Bullying: Three criteria are necessary for an incident to be bullying:
- Any behavior that is unwanted, offensive, threatening, intimidating, insulting, causes discomfort or humiliation, or interferes with the individual’s school performance, which results in the victim feeling stressed, injured, or threatened
- The behaviors are repeated.
- There is an imbalance of power between the bully and the victim.
The behavior can take the form of:
- Physical aggression including but not limited to hitting, pushing, spitting, stalking, destruction of property, etc.
- Verbal aggression including, but not limited to name calling, teasing, making remarks that are insulting, intimidating, threatening, publicly humiliating, disrespecting or demeaning a person’s race, religion, disability, appearance, or sexual orientation.
- Emotional (relational) aggression including but not limited to spreading rumors.
Bullying investigations will be conducted by school administration and can be reported to the school or online at polkschoolsfl.com/bullying.
Why are they putting fences and locked gates around all of the schools?
Fencing is a way to secure the school campus while allowing natural surveillance and identifying boundaries between public and private spaces. Fencing is also used to define the edge of the campus and guide or direct visitors to the main entrance of the school for check-in.
What is an Explorer Program?
A law enforcement Explorer Post is a cadet program designed for students who are interested in any aspect of law enforcement, allowing individuals to learn about law enforcement careers. The Explorer Post is chartered by the Boy Scouts of America. The Explorer Post is also affiliated with the Florida Sheriffs Explorers Association and the Florida Association of Police Explorers. The program is designed to develop self-esteem, discipline, good citizenship, and leadership within the Post, and to strengthen the partnership between the Sheriff’s Office and the youth of our communities.

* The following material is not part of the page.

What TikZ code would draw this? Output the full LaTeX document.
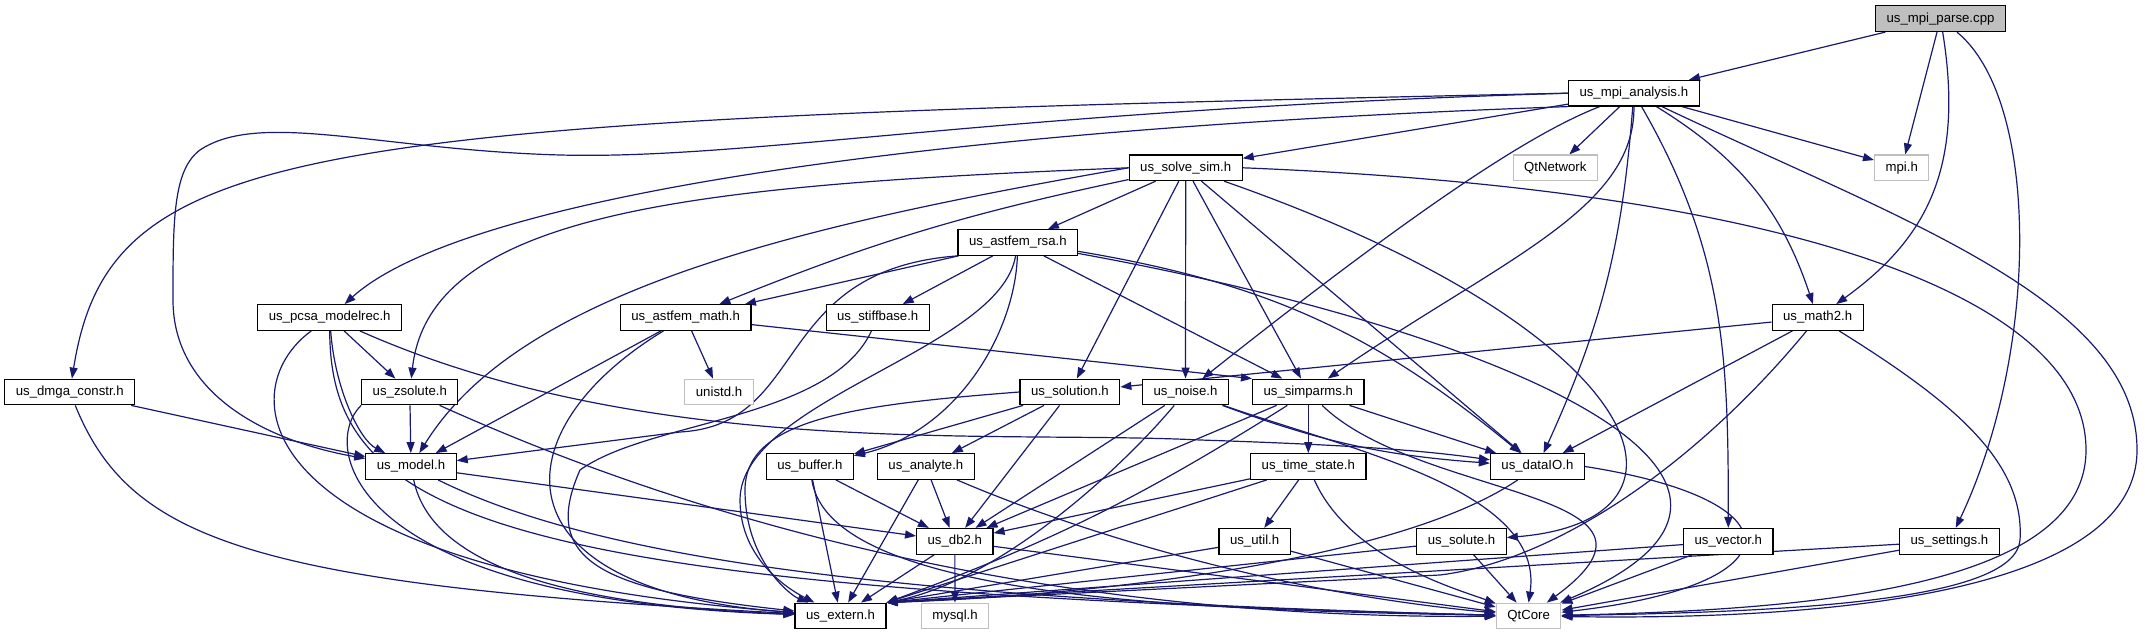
\documentclass[tikz,border=0pt]{standalone}
\usepackage{fontspec}
\setmainfont{Liberation Sans}
\usetikzlibrary{arrows.meta,backgrounds}
\definecolor{edgeblue}{HTML}{191970}
\definecolor{extgray}{HTML}{BFBFBF}

\begin{document}
\begin{tikzpicture}[x=0.5pt, y=-0.5pt, >={Triangle[length=5.5pt,width=4pt]},
    font=\fontsize{6.6pt}{8pt}\selectfont,
    b/.style={draw, line width=0.6pt, fill=white, minimum height=12.8pt, inner xsep=5.5pt, inner ysep=0pt},
    gb/.style={b, draw=extgray},
    dep/.style={->, draw=edgeblue, line width=0.6pt}]
  \useasboundingbox (0,0) rectangle (2145,635);

  % top rows
  \node[b, fill=extgray] (mp) at (1940.5,18.7) {us\_mpi\_parse.cpp};
  \node[b] (ma) at (1633.8,93.2) {us\_mpi\_analysis.h};
  \node[gb] (qn) at (1555.3,167.8) {QtNetwork};
  \node[gb] (mpi) at (1901.7,167.8) {mpi.h};
  \node[b] (ss) at (1185.7,167.8) {us\_solve\_sim.h};
  \node[b] (ar) at (1017.8,242.5) {us\_astfem\_rsa.h};
  \node[b] (pc) at (329.7,317.5) {us\_pcsa\_modelrec.h};
  \node[b] (am) at (685.6,317.5) {us\_astfem\_math.h};
  \node[b] (st) at (877.7,317.5) {us\_stiffbase.h};
  \node[b] (m2) at (1817.6,317.5) {us\_math2.h};
  % middle rows
  \node[b] (dm) at (69.8,392) {us\_dmga\_constr.h};
  \node[b] (zs) at (409.8,392) {us\_zsolute.h};
  \node[gb] (un) at (719,392) {unistd.h};
  \node[b] (sl) at (1069.9,392) {us\_solution.h};
  \node[b] (no) at (1185.5,392) {us\_noise.h};
  \node[b] (sp) at (1308.3,392) {us\_simparms.h};
  \node[b] (md) at (411,466.5) {us\_model.h};
  \node[b] (bu) at (809.8,466.5) {us\_buffer.h};
  \node[b] (an) at (925.9,466.5) {us\_analyte.h};
  \node[b] (ts) at (1308.3,466.5) {us\_time\_state.h};
  \node[b] (io) at (1537.4,466.5) {us\_dataIO.h};
  % bottom rows
  \node[b] (db) at (954.8,541.3) {us\_db2.h};
  \node[b] (ut) at (1254.6,541.3) {us\_util.h};
  \node[b] (su) at (1461.5,541.3) {us\_solute.h};
  \node[b] (ve) at (1728.3,541.3) {us\_vector.h};
  \node[b] (se) at (1949.4,541.3) {us\_settings.h};
  \node[b] (ex) at (840.5,616) {us\_extern.h};
  \node[gb] (my) at (955,616) {mysql.h};
  \node[gb] (qt) at (1528.6,616) {QtCore};

  \begin{scope}[on background layer]
  % us_mpi_parse.cpp
  \draw[dep] (mp) -- (ma);
  \draw[dep] (mp) -- (mpi);
  \draw[dep] (mp) .. controls (1965,170) and (1925,240) .. (m2);
  \draw[dep] (mp) .. controls (2040,100) and (2040,350) .. (se);
  % us_mpi_analysis.h
  \draw[dep] (ma) -- (ss);
  \draw[dep] (ma) -- (qn);
  \draw[dep] (ma) -- (mpi);
  \draw[dep] (ma) to[bend left=20] (m2);
  \draw[dep] (ma) to[bend left=10] (io);
  \draw[dep] (ma) .. controls (1635,210) and (1500,260) .. (sp);
  \draw[dep] (ma) .. controls (1540,130) and (1440,190) .. (no);
  \draw[dep] (ma) to[out=-60,in=90] (ve);
  \draw[dep] (ma) .. controls (1900,220) and (2137,300) .. (2137,450) .. controls (2137,600) and (1800,620) .. (qt);
  \draw[dep] (ma.west) .. controls (300,120) and (110,140) .. (dm);
  \draw[dep] (ma.west) .. controls (1000,110) and (750,160) .. (560,155) .. controls (380,150) and (260,110) .. (200,150) .. controls (173,170) and (173,220) .. (173,300) .. controls (173,390) and (260,440) .. (md);
  \draw[dep] (ma.south west) .. controls (900,130) and (460,200) .. (pc);
  % us_solve_sim.h
  \draw[dep] (ss) -- (ar);
  \draw[dep] (ss) -- (sl);
  \draw[dep] (ss) -- (no);
  \draw[dep] (ss) -- (sp);
  \draw[dep] (ss) -- (io);
  \draw[dep] (ss) to[bend right=5] (am);
  \draw[dep] (ss.west) .. controls (700,185) and (430,210) .. (zs);
  \draw[dep] (ss.west) .. controls (800,225) and (520,290) .. (md);
  \draw[dep] (ss) .. controls (1650,330) and (1720,520) .. (su);
  \draw[dep] (ss.east) .. controls (1800,190) and (2086,300) .. (2086,450) .. controls (2086,590) and (1800,610) .. (qt);
  % us_astfem_rsa.h
  \draw[dep] (ar) -- (am);
  \draw[dep] (ar) -- (st);
  \draw[dep] (ar) -- (sp);
  \draw[dep] (ar) to[bend left=15] (io);
  \draw[dep] (ar) .. controls (1015,330) and (960,430) .. (bu);
  \draw[dep] (ar.south west) .. controls (770,270) and (810,425) .. (680,432) -- (md);
  \draw[dep] (ar) .. controls (1000,350) and (740,400) .. (740,500) .. controls (740,560) and (790,590) .. (ex);
  \draw[dep] (ar) .. controls (1500,330) and (1850,480) .. (qt);
  % us_pcsa_modelrec.h
  \draw[dep] (pc) -- (zs);
  \draw[dep] (pc) .. controls (335,390) and (360,440) .. (md);
  \draw[dep] (pc) .. controls (230,390) and (240,570) .. (ex);
  \draw[dep] (pc) .. controls (330,520) and (500,590) .. (qt);
  \draw[dep] (pc) .. controls (650,460) and (1000,430) .. (1200,440) .. controls (1350,445) and (1420,450) .. (io);
  % us_astfem_math.h, us_stiffbase.h
  \draw[dep] (am) -- (un);
  \draw[dep] (am) -- (md);
  \draw[dep] (am) -- (sp.north west);
  \draw[dep] (am) .. controls (500,430) and (490,590) .. (ex);
  \draw[dep] (st) .. controls (830,420) and (650,420) .. (580,470) .. controls (540,560) and (600,590) .. (ex);
  % us_dmga_constr.h, us_zsolute.h
  \draw[dep] (dm) -- (md);
  \draw[dep] (dm) .. controls (130,540) and (250,585) .. (ex);
  \draw[dep] (zs) -- (md);
  \draw[dep] (zs.south west) .. controls (320,445) and (345,600) .. (ex);
  \draw[dep] (zs) .. controls (650,500) and (1000,620) .. (qt);
  % us_model.h
  \draw[dep] (md) -- (db);
  \draw[dep] (md) .. controls (430,560) and (550,605) .. (ex);
  \draw[dep] (md) .. controls (600,560) and (900,600) .. (qt);
  % us_solution.h
  \draw[dep] (sl) -- (bu);
  \draw[dep] (sl) -- (an);
  \draw[dep] (sl) -- (db);
  \draw[dep] (sl.west) .. controls (850,405) and (745,420) .. (745,490) .. controls (745,560) and (790,595) .. (ex);
  % us_noise.h
  \draw[dep] (no) -- (db);
  \draw[dep] (no) to[bend right=8] (io);
  \draw[dep] (no) .. controls (1120,470) and (1000,580) .. (ex.north east);
  \draw[dep] (no) .. controls (1350,450) and (1545,490) .. (qt.north);
  % us_simparms.h
  \draw[dep] (sp) -- (ts);
  \draw[dep] (sp) -- (db);
  \draw[dep] (sp) -- (io);
  \draw[dep] (sp) to[bend left=6] (ex.north east);
  \draw[dep] (sp) .. controls (1420,500) and (1700,490) .. (qt);
  % us_time_state.h
  \draw[dep] (ts) -- (db);
  \draw[dep] (ts) -- (ut);
  \draw[dep] (ts) -- (ex.north east);
  \draw[dep] (ts) .. controls (1350,560) and (1460,590) .. (qt);
  % us_buffer.h, us_analyte.h
  \draw[dep] (bu) -- (ex);
  \draw[dep] (bu) -- (db);
  \draw[dep] (bu) .. controls (830,600) and (1200,610) .. (qt);
  \draw[dep] (an) -- (ex);
  \draw[dep] (an) -- (db);
  \draw[dep] (an) .. controls (1050,520) and (1250,590) .. (qt);
  % us_db2.h, us_util.h
  \draw[dep] (db) -- (ex);
  \draw[dep] (db) -- (my);
  \draw[dep] (db) -- (qt);
  \draw[dep] (ut) -- (ex.north east);
  \draw[dep] (ut) -- (qt);
  % us_dataIO.h
  \draw[dep] (io) .. controls (1400,560) and (1100,595) .. (ex.north east);
  \draw[dep] (io.east) .. controls (1800,500) and (1800,585) .. (qt);
  % us_solute.h, us_vector.h, us_settings.h
  \draw[dep] (su) -- (ex.north east);
  \draw[dep] (su) -- (qt);
  \draw[dep] (ve) -- (ex.north east);
  \draw[dep] (ve) -- (qt);
  \draw[dep] (se) -- (ex.north east);
  \draw[dep] (se) -- (qt);
  % us_math2.h
  \draw[dep] (m2) -- (sl);
  \draw[dep] (m2) -- (io);
  \draw[dep] (m2) .. controls (1700,460) and (1560,560) .. (1440,575) -- (ex.north east);
  \draw[dep] (m2) .. controls (1950,400) and (2025,460) .. (2020,540) .. controls (2015,600) and (1800,612) .. (qt);
  \end{scope}
\end{tikzpicture}
\end{document}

The mission of Explorer Post 001 is to develop desirable qualities of character and teach responsible citizenship and leadership, while introducing Explorers to a career in law enforcement.
What is GRIP? How can I have them contact my child?
The Gang Resistance Intervention Program (GRIP) was implemented in August 2015. The GRIP Unit’s primary mission is to divert at-risk youth from their gang affiliation and provide a gateway to successful academic and career opportunities. The purpose of the GRIP Unit is to identify and suppress crime, drugs and gang-affiliated activity in Polk County Public Schools. Working in collaboration with school personnel and community affiliates, the GRIP Unit is using a holistic approach to coach, mentor, deter and arrest juvenile offenders when necessary, and prepare them to be productive adults through opportunities that break the cycle of gang associations.
If you would like to have a member of GRIP contact your student, please contact the school resource officer/school resource deputy at your child’s school or ask an administrator.